Jeferson Delgado: A imagem da periferia não pode ser banalizada

Gigante da fotografia e referencia na cultura de quebrada, Jeferson fala como sua profissão não é inclusiva

Uma viela, crianças sentadas nas escadas, sem camisa, sem chinelo. Marcas de tiros nas paredes e esgoto a céu aberto. Essa é uma estética muito comum ao retratar uma favela em uma foto. Sujeira, poluição visual e sentimentos à flor da pele.

Jeferson Delgado comemorando o lançamento do disco Jovem OG, do rapper Febem, que ele fotografou (Foto: Tassio Yuri)

Como fazer diferente? Jeferson Delgado, 22, vai na contramão de tudo isso. Jornalista, diretor e, principalmente, fotógrafo de quebrada, hoje ele é uma das referências na imagem do rap nacional e conta com um arquivo de registros da cena nos últimos anos. 

O caminho entre a faculdade de jornalismo, vender bebida no isopor para pagar as contas, até ser o fotógrafo oficial da turnê do Racionais MCs não foi fácil. Mesmo muito jovem, Jef precisou se fragmentar em vários personagens para conseguir viver da imagem.

Mano Brown registrado por Jeferson Delgado

A fotografia não é acessível nem inclusiva. O celular é uma opção para iniciar e aprender a profissão, mas não faz alguém se tornar um profissional da área usando apenas ele. Mesmo equipamentos de baixo custo ou usados ainda estão longe de terem valores alcançáveis para alguém que vive com um salário mínimo.

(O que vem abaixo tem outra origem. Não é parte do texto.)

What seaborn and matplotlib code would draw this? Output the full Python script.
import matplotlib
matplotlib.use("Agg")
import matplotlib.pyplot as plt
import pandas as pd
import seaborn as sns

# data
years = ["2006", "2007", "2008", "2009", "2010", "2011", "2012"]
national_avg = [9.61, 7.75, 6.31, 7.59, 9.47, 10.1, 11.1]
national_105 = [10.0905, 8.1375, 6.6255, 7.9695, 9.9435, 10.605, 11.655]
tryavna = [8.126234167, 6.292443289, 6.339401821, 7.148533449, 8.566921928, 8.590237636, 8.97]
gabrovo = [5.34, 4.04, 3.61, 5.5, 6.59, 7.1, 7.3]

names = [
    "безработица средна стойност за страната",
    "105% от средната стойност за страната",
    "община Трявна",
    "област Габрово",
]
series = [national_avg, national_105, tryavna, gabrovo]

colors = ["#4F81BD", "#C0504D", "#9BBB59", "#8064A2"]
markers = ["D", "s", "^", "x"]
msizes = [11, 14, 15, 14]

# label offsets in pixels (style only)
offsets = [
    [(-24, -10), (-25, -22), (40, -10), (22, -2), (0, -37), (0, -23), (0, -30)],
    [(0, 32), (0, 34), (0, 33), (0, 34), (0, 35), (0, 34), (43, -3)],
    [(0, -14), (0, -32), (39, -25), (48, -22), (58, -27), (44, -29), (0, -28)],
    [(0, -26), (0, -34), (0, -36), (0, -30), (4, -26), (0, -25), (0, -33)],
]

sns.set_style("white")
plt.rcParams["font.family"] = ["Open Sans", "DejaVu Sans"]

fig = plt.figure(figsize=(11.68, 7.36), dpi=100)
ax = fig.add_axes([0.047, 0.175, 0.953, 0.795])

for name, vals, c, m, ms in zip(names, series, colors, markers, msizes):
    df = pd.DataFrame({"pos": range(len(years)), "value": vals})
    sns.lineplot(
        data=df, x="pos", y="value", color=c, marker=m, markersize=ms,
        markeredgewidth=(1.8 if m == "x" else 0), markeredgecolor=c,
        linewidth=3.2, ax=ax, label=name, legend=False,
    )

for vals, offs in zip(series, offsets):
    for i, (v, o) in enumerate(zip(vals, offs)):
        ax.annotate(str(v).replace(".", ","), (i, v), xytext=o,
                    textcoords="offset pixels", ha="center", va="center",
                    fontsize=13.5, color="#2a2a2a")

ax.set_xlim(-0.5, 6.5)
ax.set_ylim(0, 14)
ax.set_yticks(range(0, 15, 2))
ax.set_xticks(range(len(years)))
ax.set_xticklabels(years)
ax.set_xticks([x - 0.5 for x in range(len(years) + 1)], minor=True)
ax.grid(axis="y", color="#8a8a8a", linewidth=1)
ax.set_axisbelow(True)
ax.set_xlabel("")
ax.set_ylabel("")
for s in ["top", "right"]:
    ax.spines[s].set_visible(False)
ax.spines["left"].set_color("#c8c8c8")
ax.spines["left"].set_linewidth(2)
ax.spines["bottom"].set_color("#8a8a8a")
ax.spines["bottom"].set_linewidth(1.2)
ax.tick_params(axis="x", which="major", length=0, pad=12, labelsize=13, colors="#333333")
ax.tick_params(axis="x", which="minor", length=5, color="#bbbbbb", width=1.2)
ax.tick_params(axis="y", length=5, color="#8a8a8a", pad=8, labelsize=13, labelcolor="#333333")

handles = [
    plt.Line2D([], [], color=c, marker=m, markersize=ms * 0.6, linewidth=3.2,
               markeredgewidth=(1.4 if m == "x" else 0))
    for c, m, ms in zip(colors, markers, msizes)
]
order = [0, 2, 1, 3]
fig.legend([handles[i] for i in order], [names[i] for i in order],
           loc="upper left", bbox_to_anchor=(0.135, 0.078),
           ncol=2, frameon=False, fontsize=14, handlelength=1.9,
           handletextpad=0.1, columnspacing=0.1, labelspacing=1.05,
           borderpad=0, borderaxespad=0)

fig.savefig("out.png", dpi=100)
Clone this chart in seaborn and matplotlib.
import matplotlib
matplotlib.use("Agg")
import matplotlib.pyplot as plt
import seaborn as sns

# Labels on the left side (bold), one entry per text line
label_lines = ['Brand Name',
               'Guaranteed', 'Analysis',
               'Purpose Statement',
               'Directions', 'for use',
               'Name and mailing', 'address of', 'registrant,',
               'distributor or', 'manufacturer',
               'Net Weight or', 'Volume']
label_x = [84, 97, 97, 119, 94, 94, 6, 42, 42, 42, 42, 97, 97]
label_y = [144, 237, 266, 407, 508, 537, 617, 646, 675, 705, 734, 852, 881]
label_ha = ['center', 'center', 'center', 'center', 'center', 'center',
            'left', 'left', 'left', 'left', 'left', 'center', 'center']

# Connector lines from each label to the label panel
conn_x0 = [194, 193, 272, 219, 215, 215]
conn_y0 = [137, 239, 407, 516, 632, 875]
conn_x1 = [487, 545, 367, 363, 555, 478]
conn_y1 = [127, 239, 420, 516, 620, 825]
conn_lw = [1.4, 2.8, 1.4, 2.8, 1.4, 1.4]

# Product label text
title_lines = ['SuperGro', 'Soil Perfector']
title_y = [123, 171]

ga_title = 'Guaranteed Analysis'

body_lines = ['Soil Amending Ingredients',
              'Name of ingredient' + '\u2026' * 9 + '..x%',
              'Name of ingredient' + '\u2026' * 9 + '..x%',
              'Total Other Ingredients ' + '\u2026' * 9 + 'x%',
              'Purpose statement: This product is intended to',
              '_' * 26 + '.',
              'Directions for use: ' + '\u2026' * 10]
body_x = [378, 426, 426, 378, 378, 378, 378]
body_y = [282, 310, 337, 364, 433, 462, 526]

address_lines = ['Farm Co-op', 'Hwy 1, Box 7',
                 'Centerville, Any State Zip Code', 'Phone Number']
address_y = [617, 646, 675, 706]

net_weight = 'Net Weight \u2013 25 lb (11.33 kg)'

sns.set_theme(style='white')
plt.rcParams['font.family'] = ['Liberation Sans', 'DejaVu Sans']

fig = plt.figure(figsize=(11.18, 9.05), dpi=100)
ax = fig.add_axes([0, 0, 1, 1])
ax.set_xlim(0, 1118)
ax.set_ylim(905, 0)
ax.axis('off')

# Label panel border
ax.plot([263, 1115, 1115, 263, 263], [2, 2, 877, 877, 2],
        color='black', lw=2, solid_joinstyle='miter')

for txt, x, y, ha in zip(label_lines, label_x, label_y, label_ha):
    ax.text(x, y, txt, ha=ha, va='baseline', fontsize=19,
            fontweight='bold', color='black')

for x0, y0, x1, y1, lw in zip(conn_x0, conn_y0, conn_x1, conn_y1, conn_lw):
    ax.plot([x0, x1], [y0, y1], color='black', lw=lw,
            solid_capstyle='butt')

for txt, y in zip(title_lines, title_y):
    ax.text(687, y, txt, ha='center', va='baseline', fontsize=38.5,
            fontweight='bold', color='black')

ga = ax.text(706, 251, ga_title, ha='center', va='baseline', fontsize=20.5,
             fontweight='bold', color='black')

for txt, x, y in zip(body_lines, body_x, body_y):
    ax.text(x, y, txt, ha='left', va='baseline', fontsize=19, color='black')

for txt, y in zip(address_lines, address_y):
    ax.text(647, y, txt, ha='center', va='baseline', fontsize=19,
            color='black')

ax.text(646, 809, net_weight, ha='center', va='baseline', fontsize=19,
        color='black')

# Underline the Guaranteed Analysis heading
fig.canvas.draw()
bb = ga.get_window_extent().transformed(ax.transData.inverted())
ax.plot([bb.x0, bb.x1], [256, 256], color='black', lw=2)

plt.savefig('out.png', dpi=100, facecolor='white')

Isso faz com que sempre os mesmos profissionais sejam contratados. Sobre isso, Jef comenta: “Quem se sobressai dentro dessa área ou quem consegue dar um upgrade nos equipamentos constantemente? Quais são os fotógrafos que se destacam no Brasil hoje? Quando a gente responde essas perguntas fica claro que a fotografia não é acessível”.

Miguel Rio Branco é um destes gigantes da fotografia nacionais. Em entrevista para a Folha de S.Paulo, ele comentou como tem visto a fotografia nos últimos anos: “A fotografia virou algo banal. Documentar um mundo que já é continuamente documentado não me interessa mais”, ele comenta.

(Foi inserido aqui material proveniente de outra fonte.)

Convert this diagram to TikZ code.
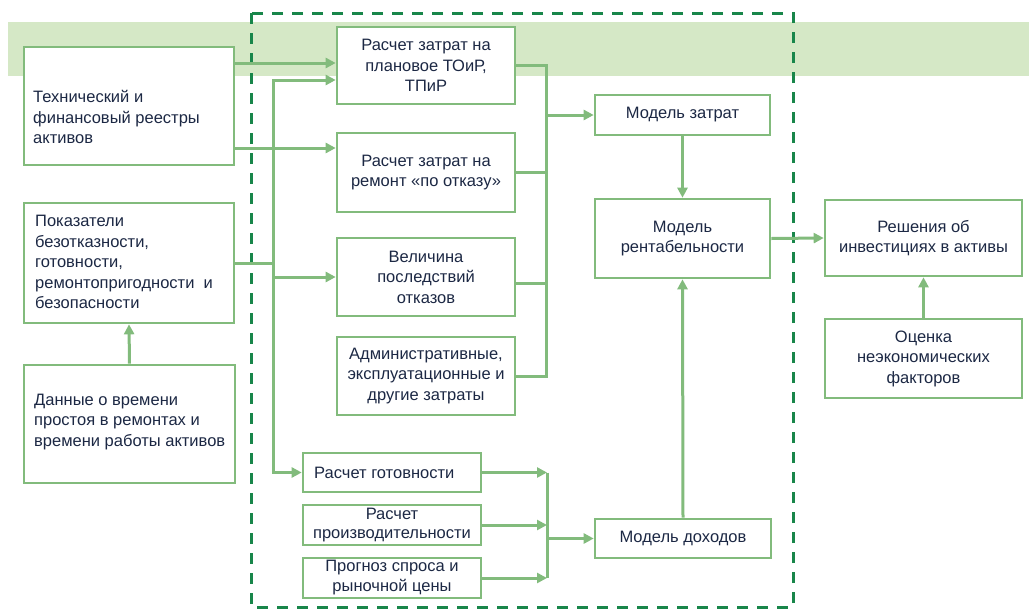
\documentclass[tikz,border=0pt]{standalone}
\usepackage{fontspec}
\setmainfont{Liberation Sans}
\usetikzlibrary{arrows.meta,calc}
\definecolor{bandgreen}{RGB}{213,232,198}
\definecolor{boxgreen}{RGB}{130,187,124}
\definecolor{dashgreen}{RGB}{24,134,74}
\definecolor{txtblue}{RGB}{28,40,68}
\begin{document}
\begin{tikzpicture}[x=1pt,y=-1pt,
  box/.style={draw=boxgreen, line width=2.6pt, fill=white, inner sep=0pt,
    text=txtblue, font=\fontsize{16.5}{20.5}\selectfont, align=center},
  txt/.style={text=txtblue, font=\fontsize{16.5}{20.5}\selectfont, inner sep=0pt, align=left, anchor=west},
  conn/.style={draw=boxgreen, line width=3pt},
  arr/.style={conn, -{Triangle[length=10pt,width=10pt]}}]
\useasboundingbox (0,0) rectangle (1029,611);
% background band and dashed frame
\fill[bandgreen] (8,22) rectangle (1029,76);
\draw[dashgreen, line width=3pt, dash pattern=on 11pt off 9pt] (251,13) rectangle (793,607);
% left column
\node[box, minimum width=210pt, minimum height=118pt] (A) at (129,106) {};
\node[txt] (Atext) at (33,117) {Технический и\\финансовый реестры\\активов};
\node[box, minimum width=210pt, minimum height=120pt] (B) at (129,263) {};
\node[txt] (Btext) at (35,262) {Показатели\\безотказности,\\готовности,\\ремонтопригодности\hspace{0.55em}и\\безопасности};
\node[box, minimum width=211pt, minimum height=118pt] (C) at (129.5,424) {};
\node[txt] (Ctext) at (34,422) {Данные о времени\\простоя в ремонтах и\\времени работы активов};
% middle column
\node[box, minimum width=178pt, minimum height=77pt] (D1) at (426,65.5) {Расчет затрат на\\плановое ТОиР,\\ТПиР};
\node[box, minimum width=178pt, minimum height=79pt] (D2) at (426,172.5) {Расчет затрат на\\ремонт «по отказу»};
\node[box, minimum width=178pt, minimum height=78pt] (D3) at (426,277) {Величина\\последствий\\отказов};
\node[box, minimum width=178pt, minimum height=78pt] (D4) at (426,376) {Административные,\\эксплуатационные и\\другие затраты};
\node[box, minimum width=178pt, minimum height=39pt] (E1) at (392,472.5) {};
\node[txt] (E1text) at (314,472.5) {Расчет готовности};
\node[box, minimum width=178pt, minimum height=40pt, font=\fontsize{16.5}{19}\selectfont] (E2) at (392,525) {Расчет\\производительности};
\node[box, minimum width=178pt, minimum height=40pt, font=\fontsize{16.5}{20}\selectfont] (E3) at (392,578) {Прогноз спроса и\\рыночной цены};
% right column
\node[box, minimum width=175pt, minimum height=40pt] (F1) at (682.5,115) {Модель затрат};
\node[box, minimum width=175pt, minimum height=79pt] (F2) at (682.5,238.5) {Модель\\рентабельности};
\node[box, minimum width=176pt, minimum height=39pt] (F3) at (683,538.5) {Модель доходов};
\node[box, minimum width=197pt, minimum height=76pt] (G1) at (923.5,238) {Решения об\\инвестициях в активы};
\node[box, minimum width=197pt, minimum height=79pt] (G2) at (923.5,358.5) {Оценка\\неэкономических\\факторов};
% helper coordinates
\coordinate (busL) at (273,0);
\coordinate (busR) at (546,0);
\coordinate (busE) at (547,0);
\coordinate (d1a) at ([yshift=2.5pt]D1.west);
\coordinate (d1b) at ([yshift=-14.5pt]D1.west);
\coordinate (d2a) at ([yshift=24.5pt]D2.west);
\coordinate (d3o) at ([yshift=-6pt]D3.east);
% connectors from left column
\draw[arr] (d1a -| A.east) -- (d1a);
\draw[arr] (d2a -| A.east) -- (d2a);
\draw[conn] (B.east) -- (B.east -| busL);
\draw[arr] (B.east -| busL) |- (d1b);
\draw[arr] (B.east -| busL) |- (E1.west);
\draw[arr] (D3.west -| busL) -- (D3.west);
\draw[arr] (C.north) -- (B.south);
% cost bus
\draw[conn] (D1.east) -- (D1.east -| busR) -- (D4.east -| busR) -- (D4.east);
\draw[conn] (D2.east) -- (D2.east -| busR);
\draw[conn] (d3o) -- (d3o -| busR);
\draw[arr] (F1.west -| busR) -- (F1.west);
% revenue bus
\draw[arr] (E1.east) -- (E1.east -| busE);
\draw[arr] (E2.east) -- (E2.east -| busE);
\draw[arr] (E3.east) -- (E3.east -| busE);
\draw[conn] (E1.east -| busE) -- (E3.east -| busE);
\draw[arr] (F3.west -| busE) -- (F3.west);
% models
\draw[arr] (F1.south) -- (F2.north);
\draw[arr] (F3.north) -- (F2.south);
\draw[arr] (F2.east) -- (G1.west);
\draw[arr] (G2.north) -- (G1.south);
\end{tikzpicture}
\end{document}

Banal para quem? Frases como essa tendem a colocar a arte em um patamar ocupado apenas por quem já está nele, como se o que vier depois não faz mais sentido.

Falando sobre a distância entre termos oportunidades e aceitar nossa realidade, Jef comenta: “Quando o Mano Brown diz: ‘Como fazer duas vezes melhor, se você tá pelo menos cem vezes atrasado pela escravidão?’ Eu vejo os caras brancos que não precisam de oportunidade fazendo os trampos que qualquer um de nós poderia fazer. Nós nascemos no olho do furacão. Quantos rolês eu não deixei de fazer, quantas pizzas eu não deixei de comer para economizar e poder comprar minha câmera? Isso chega a ser desleal”, ele comenta. Fazer muito com pouco está no nosso sangue. 

Prova disso, é que no outro lado da moeda, Delgado tem colocado seu olhar crítico em capas de discos como dos rappers Djonga e Febem, e fotografado shows históricos como do Emicida no Theatro Municipal, evento que virou documentário. “Quando me chamaram para fotografar esse show, eu vi que o meu trampo estava indo longe”, lembra Jef.

Jeferson Delgado fotografou o show do Emicida no lançamento do álbum AmarElo, evento que virou documentário na Netflix

Ninguém cresce sozinho na quebrada. O baile, por exemplo, só acontece por causa do MC que nasceu na periferia e canta sobre ela, o carro de som vem junto e traz o cara da bebida com ele, o food truck, a tia da bala e do cigarro, tudo o que nasce na quebrada se torna uma corrente para todos ganharem.

Na fotografia, não é diferente, Jef observa: “Meu assistente é excepcional. Ele trabalhava numa pizzaria. Eu falei pra ele: ‘mano, eu não consigo te pagar muito, mas quero que você trabalhe comigo. Vamos juntos?’ Falei que ele ia sair da pizzaria trampando com foto. Hoje ele recebe mensal, saca? Ele já tá ganhando o que ganhava na pizzaria. Isso é muito doido, uma pessoa preta e dando trabalho para outra pessoa preta da quebrada”, conclui.

“Os que têm a sensibilidade e a frieza na hora de olhar o mundo, serão os responsáveis pelos outros olhares”, essa frase da música “Movimento”, do rapper BK, traduz o que são fotógrafos como Jef Delgado para nós. A sensibilidade do seu olhar para a periferia representa os outros olhares. “Para que a nossa poesia não seja mais escrita com sangue”.